Signet Sticks to the Restructure

Signet Jewelers reported its Q1 fiscal 2027 results on June 2 and management used the call to reinforce the brand portfolio restructure announced during the Q4 fiscal 2026 print. The three core banners going forward are Kay Jewelers, Zales and Jared, and the smaller acquired brands are being integrated into those banners rather than carried as separate operations. Diamonds Direct, JamesAllen, Blue Nile, Rocksbox and the smaller brand assets are now folded into the core three.

The restructure is producing the cost synergies the Street was looking for, and the Q1 print beat the consensus on both top and bottom line. Signet's market footprint at roughly 2,500 stores remains the largest in the United States specialty jewellery channel, and the consolidation under three banners is the right operational play in a market where the same-store sales line is mature.

The JCK and Couture Backdrop

JCK and Luxury closed in Las Vegas earlier in June with combined attendance around 17,500 industry professionals and more than 1,800 exhibitors. Couture posted strong numbers on the bridal and statement-jewellery side. The shows reinforced that the trade is operating at a healthy gathering cadence even as the retail end has bifurcated between large group rollups and independent designer showrooms.
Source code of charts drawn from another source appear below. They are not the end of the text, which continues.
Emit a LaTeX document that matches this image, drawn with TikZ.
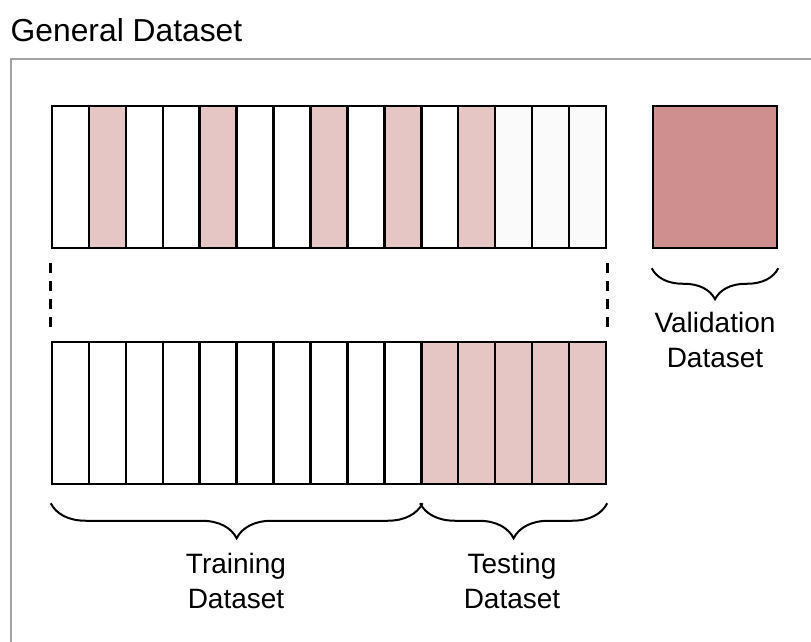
\documentclass[tikz,border=0pt]{standalone}
\usepackage{fontspec}
\setmainfont{Liberation Sans}
\usetikzlibrary{positioning, decorations.pathreplacing}
\definecolor{foldpink}{HTML}{E5C6C4}
\definecolor{valrose}{HTML}{D08F8F}
\definecolor{restgray}{HTML}{FAFAFA}
\definecolor{framegray}{HTML}{A3A3A3}

\begin{document}
\begin{tikzpicture}[
    x=1pt, y=-1pt,
    cell/.style={
        draw=black, line width=2.5pt, fill=#1,
        rectangle, inner sep=0pt,
        minimum width=36.93pt, minimum height=142pt,
    },
    dsname/.style={
        font=\fontsize{28}{35}\selectfont,
        align=center, inner sep=0pt, anchor=north,
    },
    curly/.style={
        decorate, line width=2pt,
        decoration={brace, mirror, amplitude=#1, raise=18pt},
    },
    gapline/.style={
        line width=2.6pt, dash pattern=on 10pt off 8pt,
        shorten <=14pt, shorten >=9pt,
    },
]
\useasboundingbox (0,0) rectangle (811,642);

% frame and title
\draw[framegray, line width=2pt] (811,59.5) -| (10.5,642);
\node[anchor=base west, inner sep=0pt, font=\fontsize{31.8}{36}\selectfont] (title) at (10.5,42) {General Dataset};

% shuffled split (top) and ordered split (bottom)
\foreach \c [count=\i from 0] in {white,foldpink,white,white,foldpink,white,white,foldpink,white,foldpink,white,foldpink,restgray,restgray,restgray}
    \node[cell=\c] (t\i) at ({52+36.93*(\i+0.5)},177) {};
\foreach \c [count=\i from 0] in {white,white,white,white,white,white,white,white,white,white,foldpink,foldpink,foldpink,foldpink,foldpink}
    \node[cell=\c] (b\i) at ({52+36.93*(\i+0.5)},413) {};

\draw[gapline] (t0.south west) -- (b0.north west);
\draw[gapline] (t14.south east) -- (b14.north east);

% held-out block
\node[draw=black, line width=2.5pt, fill=valrose, inner sep=0pt,
      minimum width=124pt, minimum height=142pt] (valset) at (715,177) {};

% braces and names
\draw[curly=35pt] (b0.south west) -- (b9.south east);
\draw[curly=35pt] (b10.south west) -- (b14.south east);
\draw[curly=31pt, decoration={raise=19pt}] (valset.south west) -- (valset.south east);

\node[dsname] (trainlbl) at (236,553) {Training\\Dataset};
\node[dsname] (testlbl) at (512,553) {Testing\\Dataset};
\node[dsname] (vallbl) at (715,312) {Validation\\Dataset};

\end{tikzpicture}
\end{document}
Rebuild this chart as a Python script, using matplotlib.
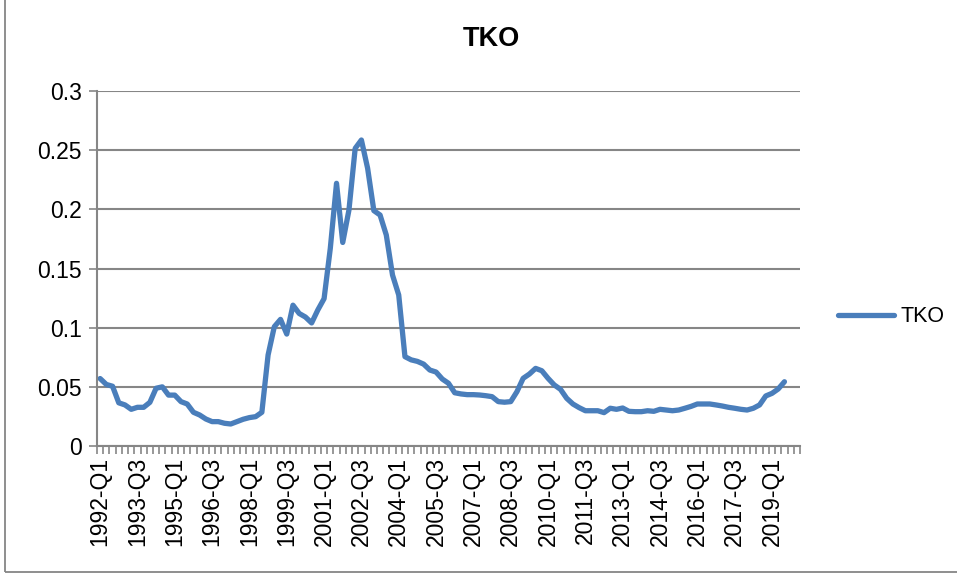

What the show floor traffic confirmed is that the buy plans for fall and holiday 2026 will continue to lean lab-grown for the under 5,000 dollar inventory tier and natural for the over 10,000 dollar tier. The middle ground that retailers used to fill with natural melee is shrinking. The Indian export print at the start of the week confirmed the supply-side reality, and our India May export piece walks through the numbers. Broader weekly context is in the trade week wrap.

The open question for the back half of fiscal 2027: does the Lugano sale produce a credible going-concern buyer that keeps the high-end coloured stone channel intact, or does the Lugano showroom footprint get carved up between strategics looking to add specific metros?